● **DIRECTION**
Print the lines beginning with the one that contains "Output the Python" and ending with the one that contains "import plotly.graph_objects as go", exactly, both included, and no other lines.
↓
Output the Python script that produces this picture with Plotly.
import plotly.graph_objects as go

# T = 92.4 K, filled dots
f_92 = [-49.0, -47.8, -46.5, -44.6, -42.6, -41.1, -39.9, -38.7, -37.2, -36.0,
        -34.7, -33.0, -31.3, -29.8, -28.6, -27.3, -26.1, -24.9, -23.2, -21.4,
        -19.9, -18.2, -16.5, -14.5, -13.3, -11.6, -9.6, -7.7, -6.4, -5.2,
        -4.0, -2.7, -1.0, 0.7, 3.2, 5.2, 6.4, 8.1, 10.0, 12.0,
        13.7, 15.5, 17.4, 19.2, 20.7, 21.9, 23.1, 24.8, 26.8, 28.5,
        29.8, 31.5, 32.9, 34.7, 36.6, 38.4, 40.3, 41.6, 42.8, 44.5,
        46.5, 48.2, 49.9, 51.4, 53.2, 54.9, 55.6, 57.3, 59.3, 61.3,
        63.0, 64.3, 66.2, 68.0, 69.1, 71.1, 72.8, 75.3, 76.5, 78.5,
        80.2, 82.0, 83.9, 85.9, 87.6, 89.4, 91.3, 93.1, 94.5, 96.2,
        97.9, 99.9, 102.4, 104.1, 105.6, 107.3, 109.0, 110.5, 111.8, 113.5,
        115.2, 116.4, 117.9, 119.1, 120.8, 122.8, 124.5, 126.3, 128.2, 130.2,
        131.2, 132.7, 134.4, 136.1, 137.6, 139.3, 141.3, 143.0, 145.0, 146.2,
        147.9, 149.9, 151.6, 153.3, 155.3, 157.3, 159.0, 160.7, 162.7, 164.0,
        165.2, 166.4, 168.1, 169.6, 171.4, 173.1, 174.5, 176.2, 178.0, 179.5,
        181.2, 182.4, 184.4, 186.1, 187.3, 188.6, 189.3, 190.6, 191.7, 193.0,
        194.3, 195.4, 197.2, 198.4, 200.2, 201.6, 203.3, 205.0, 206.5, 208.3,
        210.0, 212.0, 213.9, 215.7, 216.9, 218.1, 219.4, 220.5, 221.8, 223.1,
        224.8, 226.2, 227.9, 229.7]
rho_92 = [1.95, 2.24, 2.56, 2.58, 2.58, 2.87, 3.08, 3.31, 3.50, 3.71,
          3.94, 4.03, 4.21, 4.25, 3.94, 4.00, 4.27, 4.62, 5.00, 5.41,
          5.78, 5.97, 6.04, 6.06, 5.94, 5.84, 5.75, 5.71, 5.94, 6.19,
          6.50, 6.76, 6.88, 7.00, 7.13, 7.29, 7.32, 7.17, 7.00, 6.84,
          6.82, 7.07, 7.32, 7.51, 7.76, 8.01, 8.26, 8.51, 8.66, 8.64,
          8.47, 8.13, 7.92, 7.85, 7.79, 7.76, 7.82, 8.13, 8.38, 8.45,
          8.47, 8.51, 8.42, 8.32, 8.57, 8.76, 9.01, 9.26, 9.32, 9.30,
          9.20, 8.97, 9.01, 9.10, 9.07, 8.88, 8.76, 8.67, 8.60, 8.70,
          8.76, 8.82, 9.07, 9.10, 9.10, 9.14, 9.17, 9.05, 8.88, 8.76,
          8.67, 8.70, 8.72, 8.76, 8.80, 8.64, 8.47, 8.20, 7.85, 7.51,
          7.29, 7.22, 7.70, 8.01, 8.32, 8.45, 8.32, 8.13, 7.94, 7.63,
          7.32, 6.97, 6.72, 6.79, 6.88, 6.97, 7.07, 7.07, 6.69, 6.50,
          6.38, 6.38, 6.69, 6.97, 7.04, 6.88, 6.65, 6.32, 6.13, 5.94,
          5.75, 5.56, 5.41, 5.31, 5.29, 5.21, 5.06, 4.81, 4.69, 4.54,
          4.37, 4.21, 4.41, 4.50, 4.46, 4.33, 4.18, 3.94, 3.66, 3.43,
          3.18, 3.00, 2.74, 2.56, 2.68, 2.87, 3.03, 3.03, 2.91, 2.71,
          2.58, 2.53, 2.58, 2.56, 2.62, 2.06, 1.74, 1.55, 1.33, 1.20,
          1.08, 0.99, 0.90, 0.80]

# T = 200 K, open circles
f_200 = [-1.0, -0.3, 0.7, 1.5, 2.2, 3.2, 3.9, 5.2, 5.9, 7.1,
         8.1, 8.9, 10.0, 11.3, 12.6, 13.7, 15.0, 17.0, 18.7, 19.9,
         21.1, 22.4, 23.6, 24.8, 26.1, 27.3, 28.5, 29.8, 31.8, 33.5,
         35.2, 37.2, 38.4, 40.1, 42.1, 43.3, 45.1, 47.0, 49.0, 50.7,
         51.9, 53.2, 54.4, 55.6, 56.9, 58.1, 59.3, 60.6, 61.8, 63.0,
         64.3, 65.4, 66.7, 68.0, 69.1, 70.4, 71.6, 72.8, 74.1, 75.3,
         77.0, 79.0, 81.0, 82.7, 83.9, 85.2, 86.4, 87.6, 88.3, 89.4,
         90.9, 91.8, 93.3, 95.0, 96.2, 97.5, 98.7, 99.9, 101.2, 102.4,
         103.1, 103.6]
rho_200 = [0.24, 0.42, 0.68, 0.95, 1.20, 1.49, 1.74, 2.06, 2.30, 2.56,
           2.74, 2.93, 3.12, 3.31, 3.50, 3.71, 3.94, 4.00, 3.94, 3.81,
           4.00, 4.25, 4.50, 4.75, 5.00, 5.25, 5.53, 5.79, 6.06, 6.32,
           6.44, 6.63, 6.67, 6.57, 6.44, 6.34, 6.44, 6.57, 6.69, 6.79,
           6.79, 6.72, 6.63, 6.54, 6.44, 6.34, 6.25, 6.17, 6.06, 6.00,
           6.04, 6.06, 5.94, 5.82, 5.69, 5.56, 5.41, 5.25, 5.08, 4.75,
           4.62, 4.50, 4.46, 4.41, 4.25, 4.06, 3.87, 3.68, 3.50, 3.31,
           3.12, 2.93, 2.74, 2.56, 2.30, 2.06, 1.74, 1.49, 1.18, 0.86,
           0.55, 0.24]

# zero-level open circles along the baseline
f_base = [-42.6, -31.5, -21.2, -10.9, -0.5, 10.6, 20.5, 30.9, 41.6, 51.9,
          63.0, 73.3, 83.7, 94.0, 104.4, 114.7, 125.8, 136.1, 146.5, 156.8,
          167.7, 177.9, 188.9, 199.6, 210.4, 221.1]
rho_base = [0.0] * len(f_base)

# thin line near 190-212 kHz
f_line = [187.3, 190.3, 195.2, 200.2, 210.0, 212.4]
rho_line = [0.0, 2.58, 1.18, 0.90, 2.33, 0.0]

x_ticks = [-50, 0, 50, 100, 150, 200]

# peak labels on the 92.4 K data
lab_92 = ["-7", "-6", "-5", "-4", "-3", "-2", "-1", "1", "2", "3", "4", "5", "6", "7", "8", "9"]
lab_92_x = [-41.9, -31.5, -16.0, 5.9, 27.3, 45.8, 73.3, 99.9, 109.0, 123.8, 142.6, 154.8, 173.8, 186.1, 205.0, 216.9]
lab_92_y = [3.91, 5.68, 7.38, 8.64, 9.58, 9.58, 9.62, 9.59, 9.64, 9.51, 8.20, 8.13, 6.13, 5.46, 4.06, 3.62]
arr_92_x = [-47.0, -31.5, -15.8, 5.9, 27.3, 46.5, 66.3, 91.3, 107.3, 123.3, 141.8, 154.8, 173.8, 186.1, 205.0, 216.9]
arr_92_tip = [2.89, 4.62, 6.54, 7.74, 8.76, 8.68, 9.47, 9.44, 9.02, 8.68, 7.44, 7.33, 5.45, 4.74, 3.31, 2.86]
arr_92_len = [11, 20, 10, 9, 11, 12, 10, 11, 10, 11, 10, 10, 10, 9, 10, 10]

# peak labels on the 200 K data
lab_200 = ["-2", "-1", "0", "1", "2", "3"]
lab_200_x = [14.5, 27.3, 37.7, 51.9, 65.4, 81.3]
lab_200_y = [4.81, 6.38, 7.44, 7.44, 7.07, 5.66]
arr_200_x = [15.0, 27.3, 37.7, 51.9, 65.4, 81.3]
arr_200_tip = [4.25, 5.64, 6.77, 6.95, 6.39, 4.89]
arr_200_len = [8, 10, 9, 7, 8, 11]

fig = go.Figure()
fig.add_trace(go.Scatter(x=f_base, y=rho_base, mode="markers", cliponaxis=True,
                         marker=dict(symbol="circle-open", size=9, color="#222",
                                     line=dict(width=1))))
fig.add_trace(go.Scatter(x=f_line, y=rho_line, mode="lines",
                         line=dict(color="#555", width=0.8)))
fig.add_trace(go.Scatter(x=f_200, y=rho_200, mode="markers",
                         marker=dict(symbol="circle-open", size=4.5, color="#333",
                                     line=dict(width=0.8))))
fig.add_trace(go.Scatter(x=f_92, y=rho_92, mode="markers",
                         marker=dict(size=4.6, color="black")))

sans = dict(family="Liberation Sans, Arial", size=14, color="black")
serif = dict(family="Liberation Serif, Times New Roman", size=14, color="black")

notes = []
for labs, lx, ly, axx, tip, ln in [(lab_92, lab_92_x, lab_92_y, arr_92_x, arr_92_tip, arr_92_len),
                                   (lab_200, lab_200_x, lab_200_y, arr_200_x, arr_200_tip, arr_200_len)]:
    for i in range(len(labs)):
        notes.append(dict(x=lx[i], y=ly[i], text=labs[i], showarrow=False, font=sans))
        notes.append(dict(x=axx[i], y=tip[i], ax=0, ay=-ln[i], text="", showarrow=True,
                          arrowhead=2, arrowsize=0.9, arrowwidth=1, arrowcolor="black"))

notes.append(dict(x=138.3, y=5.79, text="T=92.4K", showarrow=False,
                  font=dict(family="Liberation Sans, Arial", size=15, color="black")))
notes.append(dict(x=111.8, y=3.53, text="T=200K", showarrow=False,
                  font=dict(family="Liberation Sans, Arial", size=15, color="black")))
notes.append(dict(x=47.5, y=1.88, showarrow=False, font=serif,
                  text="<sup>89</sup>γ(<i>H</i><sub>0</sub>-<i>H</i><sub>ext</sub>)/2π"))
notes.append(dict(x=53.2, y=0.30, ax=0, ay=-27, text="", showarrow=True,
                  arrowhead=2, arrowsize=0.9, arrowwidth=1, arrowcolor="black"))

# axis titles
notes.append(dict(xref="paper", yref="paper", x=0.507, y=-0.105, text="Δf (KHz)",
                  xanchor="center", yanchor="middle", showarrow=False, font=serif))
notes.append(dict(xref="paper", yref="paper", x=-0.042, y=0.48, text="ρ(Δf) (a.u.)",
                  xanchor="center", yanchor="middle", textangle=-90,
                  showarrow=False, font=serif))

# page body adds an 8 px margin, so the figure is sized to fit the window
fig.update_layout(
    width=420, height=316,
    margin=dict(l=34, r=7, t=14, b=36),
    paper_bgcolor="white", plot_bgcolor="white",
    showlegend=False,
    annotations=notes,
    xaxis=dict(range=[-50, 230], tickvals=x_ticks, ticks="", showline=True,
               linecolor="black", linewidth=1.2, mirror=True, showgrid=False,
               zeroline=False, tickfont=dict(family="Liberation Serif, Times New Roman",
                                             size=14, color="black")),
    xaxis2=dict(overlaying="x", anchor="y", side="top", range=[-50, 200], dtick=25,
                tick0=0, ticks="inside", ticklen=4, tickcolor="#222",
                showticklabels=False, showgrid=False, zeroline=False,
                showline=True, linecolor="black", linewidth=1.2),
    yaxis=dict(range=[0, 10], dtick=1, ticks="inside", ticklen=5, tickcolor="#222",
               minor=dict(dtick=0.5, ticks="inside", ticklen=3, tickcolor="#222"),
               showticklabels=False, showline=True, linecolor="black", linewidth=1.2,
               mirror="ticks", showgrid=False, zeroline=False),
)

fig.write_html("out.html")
↑
↓
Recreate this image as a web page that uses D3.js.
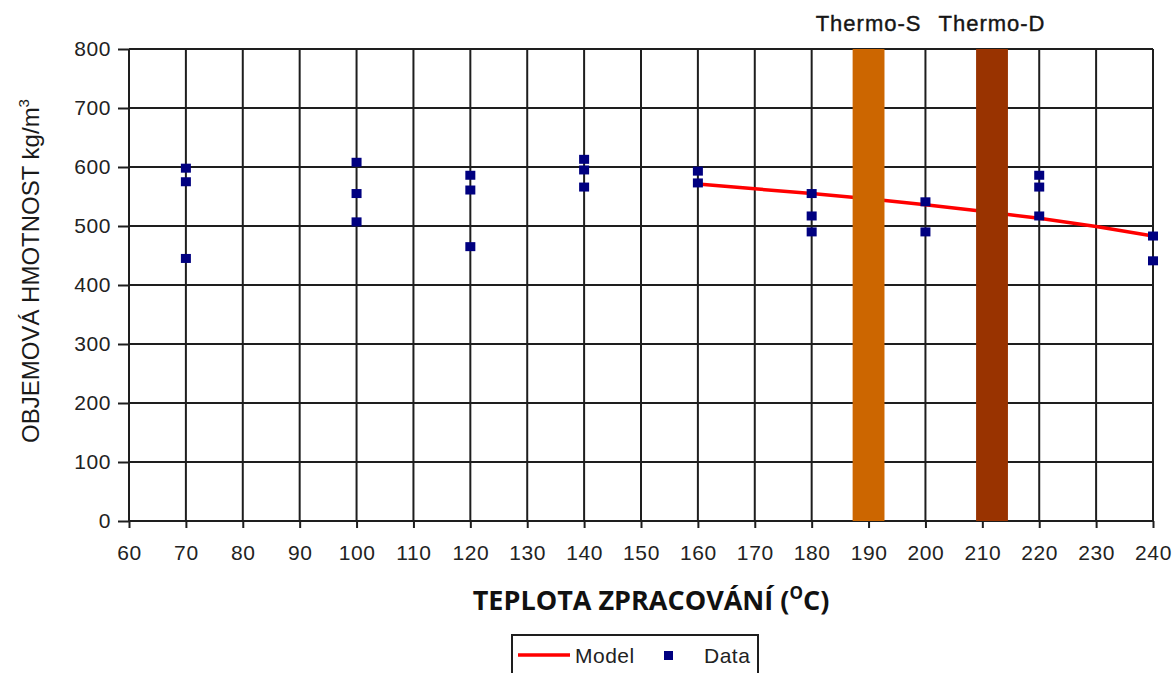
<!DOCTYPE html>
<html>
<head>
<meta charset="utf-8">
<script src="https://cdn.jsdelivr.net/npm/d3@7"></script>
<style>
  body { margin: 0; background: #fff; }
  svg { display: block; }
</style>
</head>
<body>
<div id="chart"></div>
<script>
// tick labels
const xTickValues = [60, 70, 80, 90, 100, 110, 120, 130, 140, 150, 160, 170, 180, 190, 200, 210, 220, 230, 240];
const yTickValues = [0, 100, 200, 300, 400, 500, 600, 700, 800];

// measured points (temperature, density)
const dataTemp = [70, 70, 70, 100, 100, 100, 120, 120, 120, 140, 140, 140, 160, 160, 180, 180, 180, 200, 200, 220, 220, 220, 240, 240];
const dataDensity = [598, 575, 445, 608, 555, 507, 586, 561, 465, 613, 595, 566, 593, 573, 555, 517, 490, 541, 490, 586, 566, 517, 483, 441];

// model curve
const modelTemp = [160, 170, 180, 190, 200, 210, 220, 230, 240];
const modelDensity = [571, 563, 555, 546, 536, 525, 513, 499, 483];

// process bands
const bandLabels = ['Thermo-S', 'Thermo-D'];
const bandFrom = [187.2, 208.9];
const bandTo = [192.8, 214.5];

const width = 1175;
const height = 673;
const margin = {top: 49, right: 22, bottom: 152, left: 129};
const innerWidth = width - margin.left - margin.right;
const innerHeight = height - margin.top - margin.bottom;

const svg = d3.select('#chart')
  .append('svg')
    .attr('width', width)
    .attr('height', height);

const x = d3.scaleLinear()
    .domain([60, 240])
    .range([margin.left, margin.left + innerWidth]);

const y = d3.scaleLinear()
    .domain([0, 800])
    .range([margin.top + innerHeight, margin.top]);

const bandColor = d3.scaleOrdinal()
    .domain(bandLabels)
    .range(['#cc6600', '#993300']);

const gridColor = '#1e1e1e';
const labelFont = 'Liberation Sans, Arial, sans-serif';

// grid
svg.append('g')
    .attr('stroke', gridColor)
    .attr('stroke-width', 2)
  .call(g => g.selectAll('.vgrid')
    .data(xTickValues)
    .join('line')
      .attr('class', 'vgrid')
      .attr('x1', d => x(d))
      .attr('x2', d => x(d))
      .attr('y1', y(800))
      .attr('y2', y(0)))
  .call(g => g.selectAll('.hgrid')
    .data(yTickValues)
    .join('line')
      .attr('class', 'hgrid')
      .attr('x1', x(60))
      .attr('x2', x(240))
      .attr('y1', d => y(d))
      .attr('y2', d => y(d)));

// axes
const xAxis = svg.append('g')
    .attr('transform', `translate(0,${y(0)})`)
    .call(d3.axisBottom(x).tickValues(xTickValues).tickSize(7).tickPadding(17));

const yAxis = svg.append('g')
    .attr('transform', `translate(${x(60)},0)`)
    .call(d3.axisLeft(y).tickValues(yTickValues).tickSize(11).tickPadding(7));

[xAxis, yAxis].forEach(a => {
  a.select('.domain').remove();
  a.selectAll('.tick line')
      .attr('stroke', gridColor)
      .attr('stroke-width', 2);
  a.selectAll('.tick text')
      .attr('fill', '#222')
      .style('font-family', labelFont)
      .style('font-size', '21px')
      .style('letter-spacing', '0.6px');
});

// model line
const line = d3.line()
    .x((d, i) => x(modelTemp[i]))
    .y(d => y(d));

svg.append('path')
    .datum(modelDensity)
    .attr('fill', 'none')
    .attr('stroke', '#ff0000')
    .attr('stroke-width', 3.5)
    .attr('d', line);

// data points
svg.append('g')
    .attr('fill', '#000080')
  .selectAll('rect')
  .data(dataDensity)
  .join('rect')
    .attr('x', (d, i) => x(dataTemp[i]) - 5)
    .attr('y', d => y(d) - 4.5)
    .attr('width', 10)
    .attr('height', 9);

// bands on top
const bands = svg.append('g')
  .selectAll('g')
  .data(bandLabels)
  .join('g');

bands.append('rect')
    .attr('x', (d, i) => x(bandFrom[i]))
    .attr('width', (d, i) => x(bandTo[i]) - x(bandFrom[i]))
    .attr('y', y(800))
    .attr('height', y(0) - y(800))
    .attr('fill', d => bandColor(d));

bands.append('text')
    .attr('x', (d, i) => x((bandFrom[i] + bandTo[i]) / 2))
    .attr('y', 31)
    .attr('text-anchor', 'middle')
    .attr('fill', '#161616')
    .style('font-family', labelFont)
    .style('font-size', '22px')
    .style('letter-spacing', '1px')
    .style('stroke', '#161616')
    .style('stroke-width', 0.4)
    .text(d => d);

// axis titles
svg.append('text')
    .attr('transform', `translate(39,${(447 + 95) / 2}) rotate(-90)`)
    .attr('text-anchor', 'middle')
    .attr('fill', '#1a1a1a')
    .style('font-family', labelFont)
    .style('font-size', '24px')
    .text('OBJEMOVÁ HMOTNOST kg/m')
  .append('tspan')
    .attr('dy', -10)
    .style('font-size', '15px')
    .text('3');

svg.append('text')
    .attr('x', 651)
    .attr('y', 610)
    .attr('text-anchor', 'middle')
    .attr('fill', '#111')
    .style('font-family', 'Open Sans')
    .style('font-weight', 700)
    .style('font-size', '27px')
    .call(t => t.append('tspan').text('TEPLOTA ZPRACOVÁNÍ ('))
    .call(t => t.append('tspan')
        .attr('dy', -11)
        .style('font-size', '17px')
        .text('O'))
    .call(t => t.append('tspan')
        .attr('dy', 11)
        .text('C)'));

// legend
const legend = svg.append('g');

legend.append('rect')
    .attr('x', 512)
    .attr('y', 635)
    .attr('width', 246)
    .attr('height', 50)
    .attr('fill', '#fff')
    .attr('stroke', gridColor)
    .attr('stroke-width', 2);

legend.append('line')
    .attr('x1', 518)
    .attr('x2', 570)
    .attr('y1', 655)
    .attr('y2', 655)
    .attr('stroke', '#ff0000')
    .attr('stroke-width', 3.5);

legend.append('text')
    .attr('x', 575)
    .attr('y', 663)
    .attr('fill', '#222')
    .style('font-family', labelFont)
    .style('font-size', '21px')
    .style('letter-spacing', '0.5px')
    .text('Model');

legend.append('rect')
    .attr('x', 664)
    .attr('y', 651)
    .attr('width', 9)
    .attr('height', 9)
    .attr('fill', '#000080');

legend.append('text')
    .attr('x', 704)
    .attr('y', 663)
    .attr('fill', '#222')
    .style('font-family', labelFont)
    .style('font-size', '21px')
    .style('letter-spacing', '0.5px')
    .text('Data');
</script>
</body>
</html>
↑
● **IN RESPONSE**
Output the Python script that produces this picture with Plotly.
import plotly.graph_objects as go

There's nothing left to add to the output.